BC’s chief forester has temporarily slashed the annual cut on the islands by 26-percent to bring it in line with government orders protecting 83,000 hectares while land-use planning is underway.
The reduction affects the Queen Charlotte timber supply area, and parts of tree farm licences 39, 25, and 47. The new combined allowable annual cut for these areas is now 1.2-million cubic metres, compared to the previously allowed 1.7-million cubic metres.
Chief forester Jim Snetsinger told the Observer Tuesday afternoon that the reduction was required so that companies wouldn’t over-harvest on the remaining land base.

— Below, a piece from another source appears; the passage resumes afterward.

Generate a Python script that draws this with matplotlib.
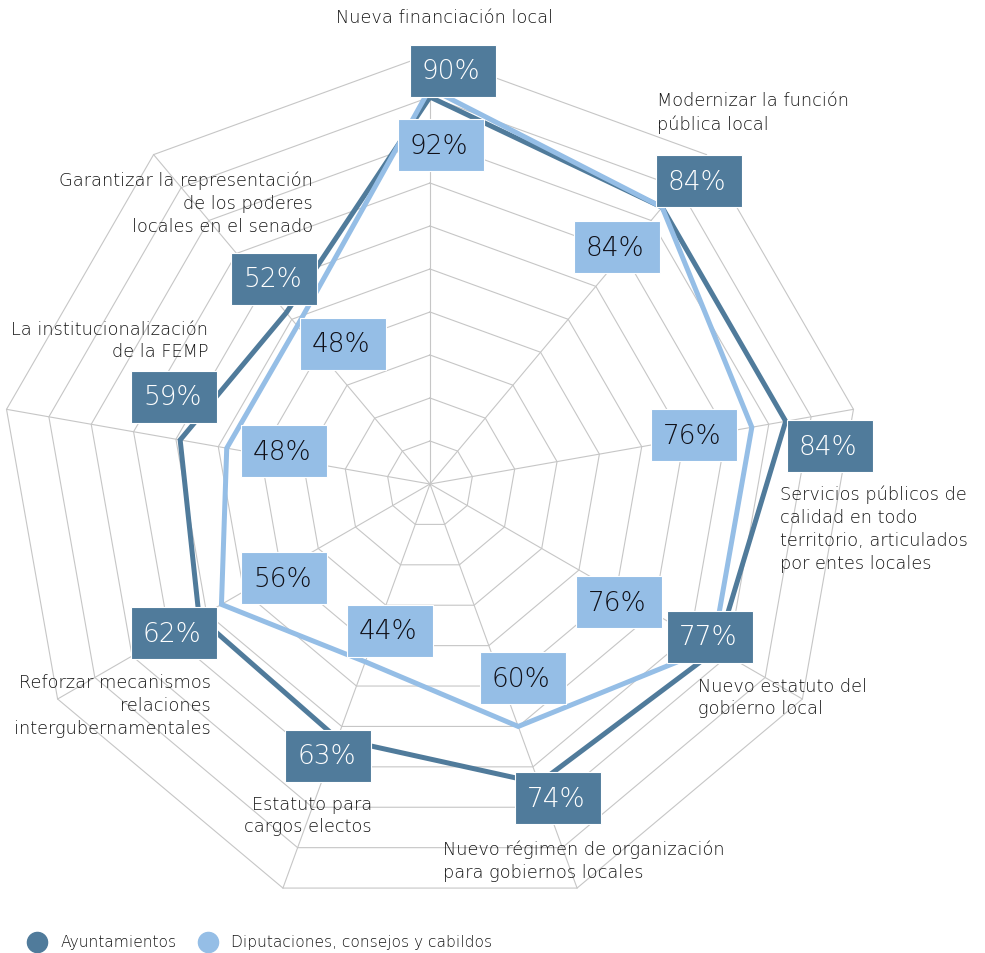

“I’m looking at it purely on a sustainability basis,” he said.
He said it’s important to note that companies have not been cutting anywhere near the allowable cut in recent years. The average annual harvest during the past six years has been just under 1.2-million cubic metres, he said.

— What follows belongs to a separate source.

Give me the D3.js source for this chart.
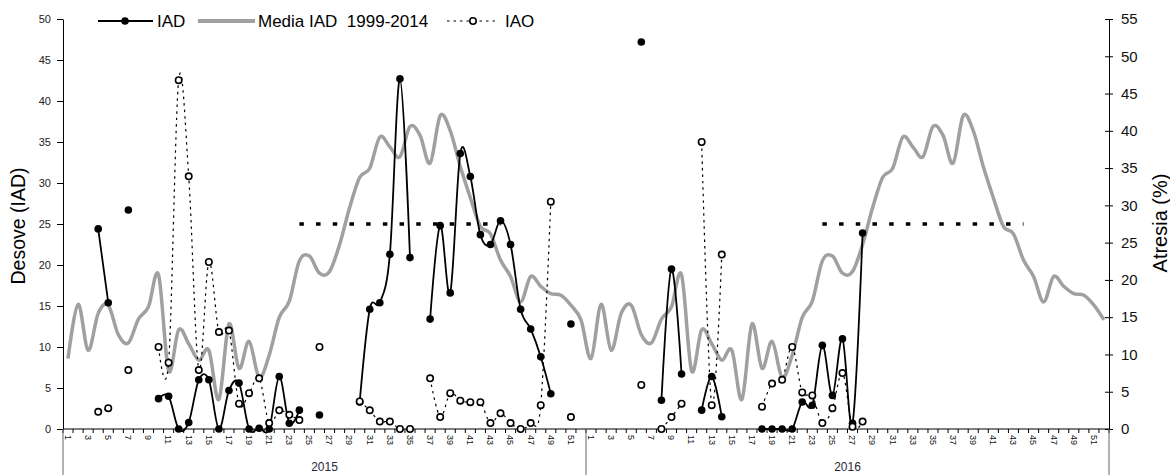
<!DOCTYPE html>
<html>
<head>
<meta charset="utf-8">
<script src="https://cdn.jsdelivr.net/npm/d3@7"></script>
<style>
  html, body { margin: 0; padding: 0; background: #fff; }
  svg { display: block; font-family: "Liberation Sans", Arial, sans-serif; }
</style>
</head>
<body>
<div id="chart"></div>
<script>
// datos semanales 2015-2016
const years = ['2015', '2016'];
const weeks = d3.range(1, 53);

// media IAD 1999-2014 (misma curva para los dos años)
const media = [
  8.6, 15.2, 9.6, 14.1, 15.1, 11.5, 10.5, 13.4, 14.9, 18.8,
  7.1, 12.1, 10.4, 8.4, 9.6, 3.6, 12.8, 7.4, 10.7, 6.3,
  9.0, 13.6, 15.6, 20.5, 21.1, 19.0, 19.2, 22.5, 27.0, 30.7,
  31.8, 35.6, 34.4, 33.2, 36.9, 35.8, 32.4, 38.2, 36.4, 32.0,
  28.2, 24.7, 23.8, 20.6, 18.6, 15.5, 18.6, 17.4, 16.5, 16.3,
  15.1, 13.3
];

const iad2015 = [
  null, null, null, 24.4, 15.4, null, 26.7, null, null, 3.7,
  4.0, 0, 0.8, 6.0, 6.0, 0, 4.7, 5.6, 0, 0.1,
  0, 6.4, 0.7, 2.3, null, 1.7, null, null, null, 3.3,
  14.6, 15.4, 21.3, 42.7, 20.9, null, 13.4, 24.8, 16.6, 33.6,
  30.8, 23.7, 22.5, 25.4, 22.5, 14.6, 12.2, 8.8, 4.3, null,
  12.8, null
];

const iad2016 = [
  null, null, null, null, null, 47.2, null, 3.5, 19.5, 6.7,
  null, 2.3, 6.4, 1.5, null, null, null, 0, 0, 0,
  0, 3.3, 2.9, 10.2, 4.1, 11.0, 0.7, 23.9, null, null,
  null, null, null, null, null, null, null, null, null, null,
  null, null, null, null, null, null, null, null, null, null,
  null, null
];

// IAO en eje derecho (Atresia %)
const iao2015 = [
  null, null, null, 2.3, 2.8, null, 7.9, null, null, 11.0,
  8.9, 46.8, 33.9, 7.9, 22.4, 13.0, 13.2, 3.4, 4.8, 6.8,
  0.8, 2.5, 1.9, 1.2, null, 11.0, null, null, null, 3.7,
  2.5, 1.0, 1.0, 0, 0, null, 6.8, 1.6, 4.8, 3.8,
  3.6, 3.6, 0.8, 2.1, 0.8, 0, 0.8, 3.2, 30.5, null,
  1.6, null
];

const iao2016 = [
  null, null, null, null, null, 5.9, null, 0, 1.6, 3.4,
  null, 38.5, 3.2, 23.4, null, null, null, 3.0, 6.1, 6.6,
  11.0, 4.9, 4.5, 0.8, 2.8, 7.5, 0.3, 1.0, null, null,
  null, null, null, null, null, null, null, null, null, null,
  null, null, null, null, null, null, null, null, null, null,
  null, null
];

// umbral de desove
const umbral = 25;
const umbralWeeks = [24, 44];

const leftTicks = d3.range(0, 51, 5);
const rightTicks = d3.range(0, 56, 5);

// ---- geometría ----
const W = 1170, H = 475;
const X0 = 63, X1 = 1109, Y0 = 429, YTOP = 19;
const GRAY = '#a0a0a0';

const svg = d3.select('#chart').append('svg')
  .attr('width', W).attr('height', H);

const keys = [];
years.forEach(y => weeks.forEach(w => keys.push(y + '-' + w)));

const x = d3.scaleBand().domain(keys).range([X0, X1]);
const cx = k => x(k) + x.bandwidth() / 2;
const yL = d3.scaleLinear().domain([0, 50]).range([Y0, YTOP]);
const yR = d3.scaleLinear().domain([0, 55]).range([Y0, YTOP]);

function series(a2015, a2016) {
  return keys.map((k, i) => ({ k, v: i < 52 ? a2015[i] : a2016[i - 52] }));
}

const iadData = series(iad2015, iad2016);
const iaoData = series(iao2015, iao2016);
const mediaData = series(media, media);

const smooth = d3.curveCardinal.tension(0);

// ---- ejes ----
const left = svg.append('g')
  .attr('transform', `translate(${X0},0)`)
  .call(d3.axisLeft(yL).tickValues(leftTicks).tickSize(6).tickSizeOuter(0).tickPadding(6));
left.selectAll('text').attr('font-size', 11).attr('fill', '#222')
  .attr('font-family', '"Liberation Sans", Arial, sans-serif');
left.selectAll('path, line').attr('stroke', '#000');

const right = svg.append('g')
  .attr('transform', `translate(${X1},0)`)
  .call(d3.axisRight(yR).tickValues(rightTicks).tickSize(4).tickSizeOuter(0).tickPadding(8));
right.selectAll('.tick line').attr('x1', -4);
right.selectAll('text').attr('font-size', 15).attr('fill', '#111')
  .attr('font-family', '"Liberation Sans", Arial, sans-serif');
right.selectAll('path, line').attr('stroke', '#000');

// eje x
svg.append('line')
  .attr('x1', X0).attr('x2', X1).attr('y1', Y0).attr('y2', Y0)
  .attr('stroke', '#000').attr('stroke-width', 1.2);

svg.append('g').selectAll('line')
  .data(keys.map(k => x(k)).concat([X1]))
  .join('line')
  .attr('x1', d => d).attr('x2', d => d)
  .attr('y1', Y0).attr('y2', Y0 + 4)
  .attr('stroke', '#000');

svg.append('g').selectAll('text')
  .data(keys.filter(k => +k.split('-')[1] % 2 === 1))
  .join('text')
  .attr('transform', k => `translate(${cx(k)},${Y0 + 6}) rotate(90)`)
  .attr('dy', '0.35em')
  .attr('font-size', 9)
  .attr('fill', '#111')
  .text(k => k.split('-')[1]);

// separadores de año
const sep = [x('2015-1'), x('2016-1'), X1];
svg.append('g').selectAll('line')
  .data(sep)
  .join('line')
  .attr('x1', d => d).attr('x2', d => d)
  .attr('y1', Y0).attr('y2', H)
  .attr('stroke', '#666');

svg.append('g').selectAll('text')
  .data(years)
  .join('text')
  .attr('x', y => (x(y + '-1') + x(y + '-52') + x.bandwidth()) / 2)
  .attr('y', 471)
  .attr('text-anchor', 'middle')
  .attr('font-size', 12)
  .attr('fill', '#2a2a3a')
  .text(y => y);

// títulos de ejes
svg.append('text')
  .attr('transform', 'translate(25,226) rotate(-90)')
  .attr('text-anchor', 'middle')
  .attr('font-size', 19.5)
  .text('Desove (IAD)');

svg.append('text')
  .attr('transform', 'translate(1167,223) rotate(-90)')
  .attr('text-anchor', 'middle')
  .attr('font-size', 20)
  .text('Atresia (%)');

// ---- series ----
// umbral (una línea por año)
years.forEach(y => {
  svg.append('path')
    .datum(umbralWeeks.map(w => y + '-' + w))
    .attr('d', d3.line().x(k => cx(k)).y(() => yL(umbral)))
    .attr('fill', 'none')
    .attr('stroke', '#000')
    .attr('stroke-width', 3.5)
    .attr('stroke-dasharray', '4.5,12.2');
});

// media IAD
svg.append('path')
  .datum(mediaData)
  .attr('d', d3.line().x(d => cx(d.k)).y(d => yL(d.v)).curve(smooth))
  .attr('fill', 'none')
  .attr('stroke', GRAY)
  .attr('stroke-width', 3.5);

// IAD
svg.append('path')
  .datum(iadData)
  .attr('d', d3.line().defined(d => d.v != null).x(d => cx(d.k)).y(d => yL(d.v)).curve(smooth))
  .attr('fill', 'none')
  .attr('stroke', '#000')
  .attr('stroke-width', 1.8);

svg.append('g').selectAll('circle')
  .data(iadData.filter(d => d.v != null))
  .join('circle')
  .attr('cx', d => cx(d.k))
  .attr('cy', d => yL(d.v))
  .attr('r', 3.8)
  .attr('fill', '#000');

// IAO
svg.append('path')
  .datum(iaoData)
  .attr('d', d3.line().defined(d => d.v != null).x(d => cx(d.k)).y(d => yR(d.v)).curve(smooth))
  .attr('fill', 'none')
  .attr('stroke', '#000')
  .attr('stroke-width', 1.2)
  .attr('stroke-dasharray', '2.5,4');

svg.append('g').selectAll('circle')
  .data(iaoData.filter(d => d.v != null))
  .join('circle')
  .attr('cx', d => cx(d.k))
  .attr('cy', d => yR(d.v))
  .attr('r', 3.2)
  .attr('fill', '#fff')
  .attr('stroke', '#000')
  .attr('stroke-width', 1.6);

// ---- leyenda ----
const lg = svg.append('g').attr('font-size', 17);
const LY = 21;

lg.append('line').attr('x1', 98).attr('x2', 153).attr('y1', LY).attr('y2', LY)
  .attr('stroke', '#000').attr('stroke-width', 1.8);
lg.append('circle').attr('cx', 125).attr('cy', LY).attr('r', 3.8).attr('fill', '#000');
lg.append('text').attr('x', 157).attr('y', LY + 6).text('IAD');

lg.append('line').attr('x1', 198).attr('x2', 255).attr('y1', LY).attr('y2', LY)
  .attr('stroke', GRAY).attr('stroke-width', 4);
lg.append('text').attr('x', 258).attr('y', LY + 6)
  .style('white-space', 'pre').text('Media IAD  1999-2014');

lg.append('line').attr('x1', 447).attr('x2', 498).attr('y1', LY).attr('y2', LY)
  .attr('stroke', '#000').attr('stroke-width', 1.2).attr('stroke-dasharray', '2.5,4');
lg.append('circle').attr('cx', 473).attr('cy', LY).attr('r', 3.2)
  .attr('fill', '#fff').attr('stroke', '#000').attr('stroke-width', 1.6);
lg.append('text').attr('x', 505).attr('y', LY + 6).text('IAO');
</script>
</body>
</html>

The Timber Supply Area is the most affected by the reduction. Its annual cut now stands at 255,000 cubic metres, down from 475,000.
The government’s decision to protect 83,000 hectares is a temporary order, which will expire on May 31, 2007 for some areas and Dec. 31, 2008 for other areas, Mr. Snetsinger said.

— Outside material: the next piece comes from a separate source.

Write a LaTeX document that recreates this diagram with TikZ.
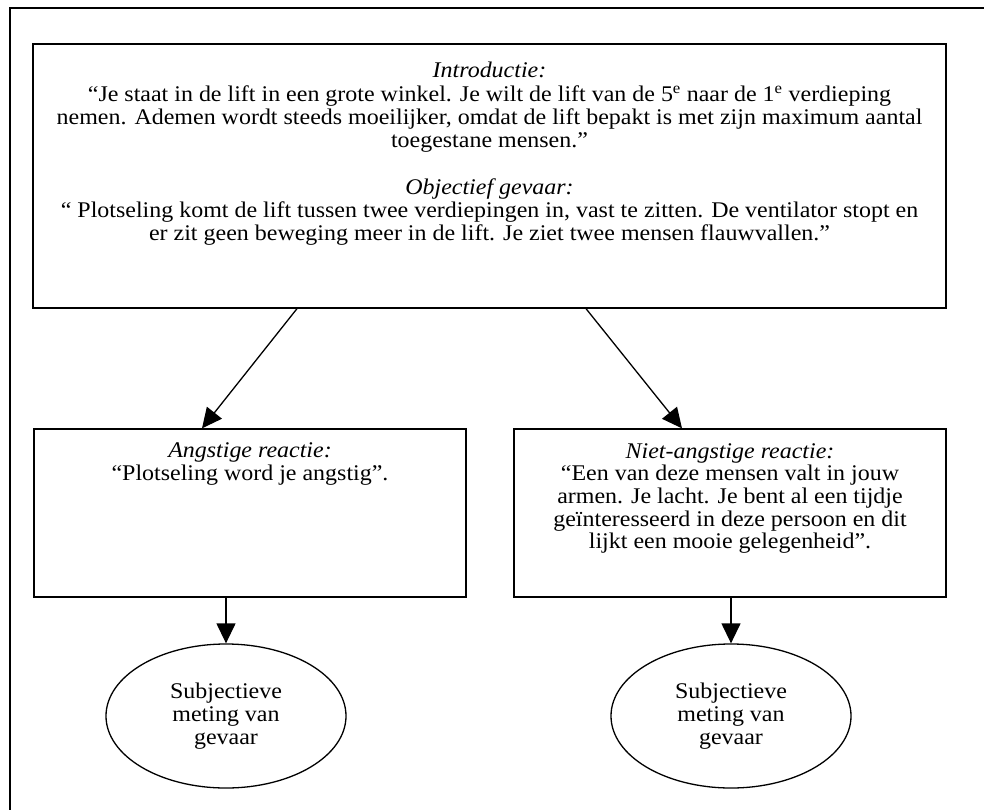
\documentclass[tikz,border=0pt]{standalone}
\usepackage{fontspec}
\setmainfont[FakeStretch=1.07]{Liberation Serif}
\usetikzlibrary{arrows.meta,shapes.geometric,calc}
\begin{document}
\begin{tikzpicture}[x=1pt,y=1pt,
  every node/.style={font=\fontsize{22.4}{23.3}\selectfont},
  box/.style={draw,line width=1.3pt,rectangle,inner sep=0pt},
  txt/.style={inner sep=0pt,align=center},
  oval/.style={draw,line width=1.3pt,ellipse,inner sep=0pt,minimum width=240pt,minimum height=144pt,align=center},
  arr/.style={line width=1.3pt,-{Triangle[length=20pt,width=19pt]}}]
\useasboundingbox (0,0) rectangle (984,-810);
\clip (0,0) rectangle (984,-810);
\draw[line width=1.5pt] (10,-8) rectangle (1000,-830);
% top box
\node[box,minimum width=913pt,minimum height=264pt] (intro) at (489.5,-176) {};
\node[txt,anchor=north] (introtxt) at (489.5,-62) {\textit{Introductie:}\\
“Je staat in de lift in een grote winkel. Je wilt de lift van de 5\textsuperscript{e} naar de 1\textsuperscript{e} verdieping\\
nemen. Ademen wordt steeds moeilijker, omdat de lift bepakt is met zijn maximum aantal\\
toegestane mensen.”\\[23.3pt]
\textit{Objectief gevaar:}\\
“ Plotseling komt de lift tussen twee verdiepingen in, vast te zitten. De ventilator stopt en\\
er zit geen beweging meer in de lift. Je ziet twee mensen flauwvallen.”};
% lower boxes
\node[box,minimum width=432pt,minimum height=168pt] (left) at (250,-513) {};
\node[txt,anchor=north] (lefttxt) at (250,-442) {\textit{Angstige reactie:}\\
“Plotseling word je angstig”.};
\node[box,minimum width=432pt,minimum height=168pt] (right) at (730,-513) {};
\node[txt,anchor=north,font=\fontsize{22.4}{22.7}\selectfont] (righttxt) at (730,-443) {\textit{Niet-angstige reactie:}\\
“Een van deze mensen valt in jouw\\
armen. Je lacht. Je bent al een tijdje\\
geïnteresseerd in deze persoon en dit\\
lijkt een mooie gelegenheid”.};
% ellipses
\node[oval] (ovl) at (226,-716) {Subjectieve\\meting van\\gevaar};
\node[oval] (ovr) at (731,-716) {Subjectieve\\meting van\\gevaar};
% arrows
\draw[arr] ([xshift=-192.5pt]intro.south) -- ([xshift=-48pt]left.north);
\draw[arr] ([xshift=96.5pt]intro.south) -- ([xshift=-48pt]right.north);
\draw[arr] (left.south -| ovl.north) -- (ovl.north);
\draw[arr] (right.south -| ovr.north) -- (ovr.north);
\end{tikzpicture}
\end{document}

The government can extend the orders. These areas are likely to end up with some sort of permanent protection, Mr. Snetsinger said, but that will have to be determined through the land use planning process.
Once the land use process is finished, the Ministry of Forests will be conducting a full timber supply review to make sure that direction from the land use plan, along with the latest timber supply information, is considered for the islands.